Dignitaries take part in a ceremonial groundbreaking for a multidisciplinary academic medical education and research center on Friday, Oct. 23, 2015, in downtown Evansville. The project, pending approval by the State of Indiana, will be a collaboration between the City of Evansville, Indiana University, the University of Evansville, and the University of Southern Indiana.
EVANSVILLE, Ind. – A groundbreaking ceremony was held Friday, Oct. 23, for the new Multi-Institutional Academic Health Science Education and Research Campus in downtown Evansville. The launch of a new model of medical education training for future physicians, dentists and health professionals in Indiana will serve as the new home for the Indiana University School of Medicine-Evansville campus.

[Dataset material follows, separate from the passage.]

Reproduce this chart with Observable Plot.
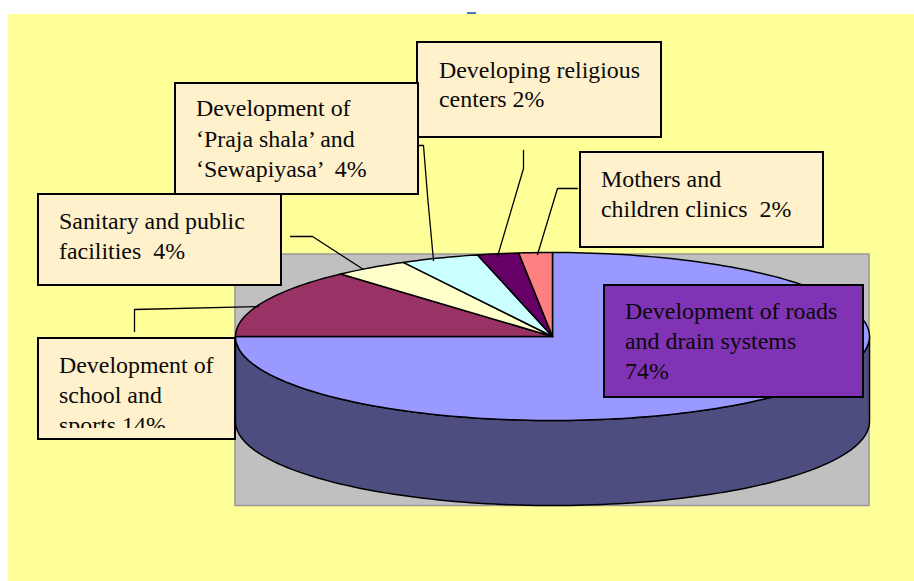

The interprofessional medical education and research center will offer the most advanced technologies to educate and train future generations of physicians, dentists, nurses, health science researchers and other health care providers and is a direct result of a unique and well-coordinated collaboration among four regional hospitals and three institutions of higher education. The partners are Deaconess Health System, Evansville, Ind.; Good Samaritan Hospital, Vincennes, Ind.; Memorial Hospital and Health Care Center, Jasper, Ind.; St. Mary’s Health System, Evansville, Ind.; Indiana University; University of Evansville; and University of Southern Indiana.
Turning the first shovels of dirt on the historic construction project were Evansville Mayor Lloyd Winnecke; IU President Michael A. McRobbie; USI President Linda L. M. Bennett; IU School of Medicine-Evansville Director Steven G. Becker, M.D.; IU Trustee Patrick Shoulders; and Mary Kessler, dean of the UE College of Education and Health Sciences, representing UE President Thomas Kazee.
The medical education research center will open for the 2017-18 academic school year. The signature element of the campus will be a 25,000-square-foot, state-of-the-art simulation center where advanced technologies will be tested and used in combination with training, research and potential product development. The IU School of Dentistry is pursuing an exciting opportunity to bring an oral health component to the project through an on-site dental residency program and rotations for dental students currently based in Indianapolis.
“This new medical campus would not be possible without our partners coming together to create a shared vision and then working diligently in unison toward a common goal to provide the highest level of training for future generations of health professionals in a collaborative educational environment with the latest technologies in medicine, while simultaneously addressing the growing shortage of physicians,” said Mayor Winnecke. “This new model of medical education will transform the delivery of health care in the tri-state region. More importantly, it will result in more physicians being trained and retained in Indiana.”
The IU School of Medicine-Evansville will move its four-year medical education program from its current location at the University of Southern Indiana to the new campus. In addition, the IU School of Dentistry will offer training for dental residents and dental students by operating a public clinic at the new Evansville campus.
“This tremendous expansion of our medical education facilities in Evansville is consistent with Indiana University’s leadership in medical and health sciences in Indiana for over a century and stands as a testament to the university’s commitment to southwest Indiana,” said Indiana University President Michael A. McRobbie. “The new medical education center will contribute greatly to our efforts, and those of our institutional partners, to meet the growing demand for health care providers in this region and to the ongoing economic development of downtown Evansville, of which we are pleased to be a part.”
The concept for an academic and research campus initiated from a proposal by Indiana University School of Medicine-Evansville to the Evansville Regional Business Committee in 2011 to expand medical education in the Evansville region. The proposal identified a critical shortage of physicians, physician assistants and nurse practitioners as well as aging demographics that will intensify the physician shortage.
“The various health science programs offered by the participating schools will redefine the future of health care not just for our region, but for the entire state of Indiana and the nation,” said Dr. Steven Becker, director of the IU School of Medicine-Evansville. “The medical campus will tap the knowledge and experience of local physicians, who are immensely skilled and widely respected in their professions, to provide most of the clinical training. We know that most doctors who are trained here will stay here, creating a pipeline of future health professionals for our region.”
Indiana lawmakers have approved $25.2 million for the campus, and the City of Evansville has approved a total financial package of $52 million. The annual estimated economic impact of the medical school project is projected to exceed $350 million within 10 years, by 2025.